We will evaluate your program by running 10,000 GoL iterations on the inputs/1k.pbm file as follows:

/usr/bin/time -f "%e" ./gol 10000 inputs/1k.pbm outputs/1k.pbm

You can also measure the run time of the original program by using the -s option to the gol program.

If you find that it takes too long to run the program using these inputs, you should experiment and debug your program using fewer generations or smaller input files. However, we will use the command shown above for evaluation.

Correctness

Your optimized program works correctly if its output is the same as the output of the original program. You can test for correctness in two ways. You can run the gol program using the -v option to validate the output of your program. This option runs the original sequential program and so the program will run slowly for large inputs.
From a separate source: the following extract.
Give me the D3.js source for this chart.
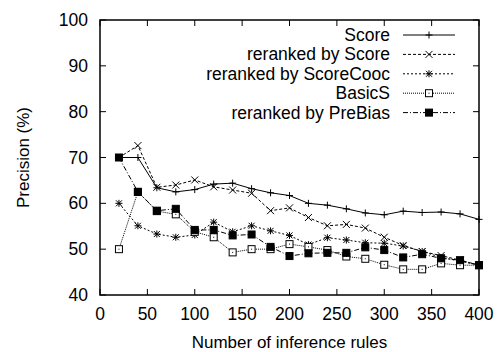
<!DOCTYPE html>
<html lang="en">
<head>
<meta charset="UTF-8" />
<title>Precision vs inference rules</title>
<script src="https://d3js.org/d3.v7.min.js"></script>
<style>
  body { margin: 0; background: #fff; }
  svg text { font-family: "Liberation Sans", Arial, sans-serif; fill: #000; }
</style>
</head>
<body>
<svg width="497" height="352"></svg>
<script>
const rules = [20, 40, 60, 80, 100, 120, 140, 160, 180, 200, 220, 240, 260, 280, 300, 320, 340, 360, 380, 400];
const score = [70, 70, 63.4, 62.5, 63, 64.2, 64.4, 63.2, 62.3, 61.7, 60, 59.6, 58.8, 57.9, 57.5, 58.3, 58, 58.1, 57.7, 56.5];
const rerankScore = [70, 72.6, 63.5, 64, 65.1, 63.6, 62.9, 62.2, 58.4, 59, 56.9, 55.1, 55.4, 54.6, 52.6, 50.8, 49.5, 48.6, 47.6, 46.5];
const rerankCooc = [60, 55.1, 53.3, 52.6, 53.1, 55.9, 53.8, 55.1, 54, 53, 51, 52.5, 52, 51.4, 51.3, 50.7, 49.5, 48.2, 47.4, 46.5];
const basicS = [50, 62.5, 58.3, 57.6, 53.8, 52.6, 49.3, 50, 50, 51.1, 50.5, 49.8, 48.4, 47.9, 46.6, 45.6, 45.6, 46.9, 46.5, 46.5];
const preBias = [70, 62.5, 58.4, 58.8, 54.2, 54.2, 53, 53.2, 50.5, 48.5, 49.1, 49.2, 49.2, 50.4, 49.8, 48.2, 48.9, 48, 47.6, 46.5];
const seriesNames = ["Score", "reranked by Score", "reranked by ScoreCooc", "BasicS", "reranked by PreBias"];
const xTicks = [0, 50, 100, 150, 200, 250, 300, 350, 400];
const yTicks = [40, 50, 60, 70, 80, 90, 100];

const series = [
  { name: seriesNames[0], values: score, dash: null, mark: "plus" },
  { name: seriesNames[1], values: rerankScore, dash: "3,2", mark: "cross" },
  { name: seriesNames[2], values: rerankCooc, dash: "2,2", mark: "star" },
  { name: seriesNames[3], values: basicS, dash: "1,1", mark: "open" },
  { name: seriesNames[4], values: preBias, dash: "5,2,1,2", mark: "filled" }
];

const svg = d3.select("svg");
const m = { left: 100, right: 479, top: 20, bottom: 295 };
const x = d3.scaleLinear().domain([0, 400]).range([m.left, m.right]);
const y = d3.scaleLinear().domain([40, 100]).range([m.bottom, m.top]);

// inward ticks on all four sides
const tick = 6;
const axes = svg.append("g").attr("stroke", "#000").attr("stroke-width", 1);
xTicks.forEach(t => {
  axes.append("line").attr("x1", x(t)).attr("x2", x(t)).attr("y1", m.bottom).attr("y2", m.bottom - tick);
  axes.append("line").attr("x1", x(t)).attr("x2", x(t)).attr("y1", m.top).attr("y2", m.top + tick);
});
yTicks.forEach(t => {
  axes.append("line").attr("x1", m.left).attr("x2", m.left + tick).attr("y1", y(t)).attr("y2", y(t));
  axes.append("line").attr("x1", m.right).attr("x2", m.right - tick).attr("y1", y(t)).attr("y2", y(t));
});

svg.append("g").selectAll("text").data(xTicks).join("text")
  .attr("x", d => x(d)).attr("y", 320)
  .attr("text-anchor", "middle").attr("font-size", 17.5)
  .text(d => d);
svg.append("g").selectAll("text").data(yTicks).join("text")
  .attr("x", 88).attr("y", d => y(d) + 6)
  .attr("text-anchor", "end").attr("font-size", 17.5)
  .text(d => d);

svg.append("text").attr("x", (m.left + m.right) / 2).attr("y", 348)
  .attr("text-anchor", "middle").attr("font-size", 17)
  .text("Number of inference rules");
svg.append("text").attr("transform", `translate(29,${(m.top + m.bottom) / 2}) rotate(-90)`)
  .attr("text-anchor", "middle").attr("font-size", 17)
  .text("Precision (%)");

function drawMark(g, type, cx, cy) {
  const s = 3.5;
  if (type === "plus" || type === "star") {
    g.append("line").attr("x1", cx - s).attr("x2", cx + s).attr("y1", cy).attr("y2", cy);
    g.append("line").attr("x1", cx).attr("x2", cx).attr("y1", cy - s).attr("y2", cy + s);
  }
  if (type === "cross" || type === "star") {
    const c = type === "star" ? 3 : s;
    g.append("line").attr("x1", cx - c).attr("x2", cx + c).attr("y1", cy - c).attr("y2", cy + c);
    g.append("line").attr("x1", cx - c).attr("x2", cx + c).attr("y1", cy + c).attr("y2", cy - c);
  }
  if (type === "open") {
    g.append("rect").attr("x", cx - 3.5).attr("y", cy - 3.5).attr("width", 7).attr("height", 7)
      .attr("fill", "#fff");
    g.append("rect").attr("x", cx - 0.5).attr("y", cy - 0.5).attr("width", 1).attr("height", 1)
      .attr("fill", "#000").attr("stroke", "none");
  }
  if (type === "filled") {
    g.append("rect").attr("x", cx - 3.5).attr("y", cy - 3.5).attr("width", 7).attr("height", 7)
      .attr("fill", "#000");
  }
}

const line = d3.line().x(d => x(d[0])).y(d => y(d[1]));
const plot = svg.append("g");
series.forEach(s => {
  const pts = rules.map((r, i) => [r, s.values[i]]);
  plot.append("path").datum(pts).attr("d", line)
    .attr("fill", "none").attr("stroke", "#000").attr("stroke-width", 1)
    .attr("stroke-dasharray", s.dash);
  const g = plot.append("g").attr("stroke", "#000").attr("stroke-width", 1);
  pts.forEach(p => drawMark(g, s.mark, x(p[0]), y(p[1])));
});

// legend
const legend = svg.append("g");
series.forEach((s, i) => {
  const ly = 35 + i * 19.4;
  legend.append("text").attr("x", 390).attr("y", ly + 6)
    .attr("text-anchor", "end").attr("font-size", 17.5).text(s.name);
  legend.append("line").attr("x1", 403).attr("x2", 455).attr("y1", ly).attr("y2", ly)
    .attr("stroke", "#000").attr("stroke-width", 1).attr("stroke-dasharray", s.dash);
  const g = legend.append("g").attr("stroke", "#000").attr("stroke-width", 1);
  drawMark(g, s.mark, 429, ly);
});

svg.append("rect").attr("x", m.left).attr("y", m.top)
  .attr("width", m.right - m.left).attr("height", m.bottom - m.top)
  .attr("fill", "none").attr("stroke", "#000").attr("stroke-width", 1.5);
</script>
</body>
</html>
Alternatively, you can run the original version of the program (as described above) once to generate the correct output file and then compare the output files. We have provided one output file 1k_verify_out.pbm that you can use to verify your program as follows:

cmp outputs/1k.pbm outputs/1k_verify_out.pbm

The cmp program generates no output if the files match. Otherwise, it outputs the first character and line number at which the file differ, in which case you can use the diff program to see the differences in the files.
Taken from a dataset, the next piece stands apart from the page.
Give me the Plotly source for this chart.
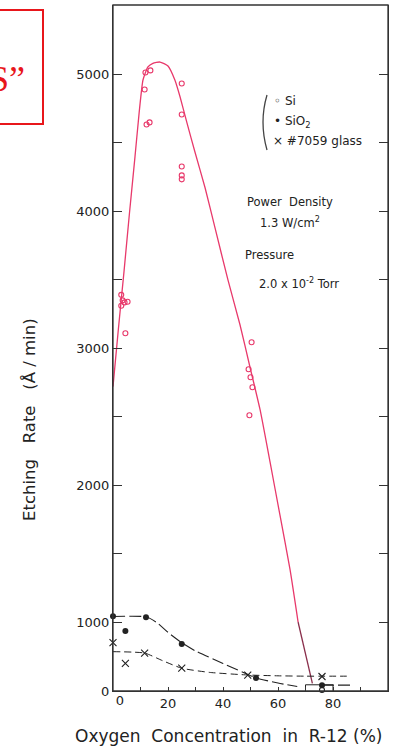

We will test the correctness of your code using several input files of varying sizes and initial configurations. Be sure to test/debug your current program on various different input files of different sizes.

Marking Scheme

We will be using an automated marker for this lab and the Lab 2 marking scheme. The total marks consist of a non-competitive and a competitive portion.

Non-Competitive Portion - 70%

If your code can achieve a modest level of performance speedup (as shown on the automarker website), which we call the threshold speedup, the TA will assign 70% marks for this portion.

The threshold speedup for this portion of the lab will be based on the average mark of all submissions in the first week of last year. You can expect a threshold speedup requirement in the range of 100x.

Competitive Portion - 30%

The second competitive portion is designed to provide you opportunities to apply various performance optimizations.

Assumptions and Requirements

• You can assume that the dimensions of all input files are N x N, where N is a power of two. The image files in the inputs directory are in this format.

• You can assume that the minimum image size is 32 x 32 and the maximum image size is 10000 x 10000. However, your program should exit gracefully for a smaller or a larger image size.

• Make sure to modify your team information in your teaminfo.txt file.

• You must not modify inputs/*.pbm and outputs/1kverifyout.pbm files.

• Your source code directory must be named src, and your submission must be named gol.tar.gz.

• You are allowed to modify any file, but your code must compile and execute using the same command line arguments as the reference implementation.

• You must not cache the final output of execution across multiple runs. If needed, you may pre-compute internal states or hash tables.

FAQ

For more details about the lab, read the Lab 5 FAQ.

Submission

For this lab, you need to submit a plain text file called report.txt that contains a short description (no more than 150 words) of how your program and the optimizations work, and what you other optimizations you tried.

When you have completed the lab, remove any input or output files that you have created. Then, please submit (on a UG machine) the report file and a tarball of all your source code, including the Makefile to compile and run your GoL solution, as follows:

cd src
make clean
cd ..
tar -zcvf gol.tar.gz src/
submitece454f 5 gol.tar.gz report.txt

Once you submit your work using the submitece454f command, your submission will be placed in an automarker queue so that your code can be run by our automarker. After the automarker runs your code, it makes your speedup score available on our web site. This web site's URL will be provided on Piazza. The automarker will only assign marks if your program runs successfully.

You can submit your solution as many times as you like before the submission deadline. We will use your last submission before the deadline for grading.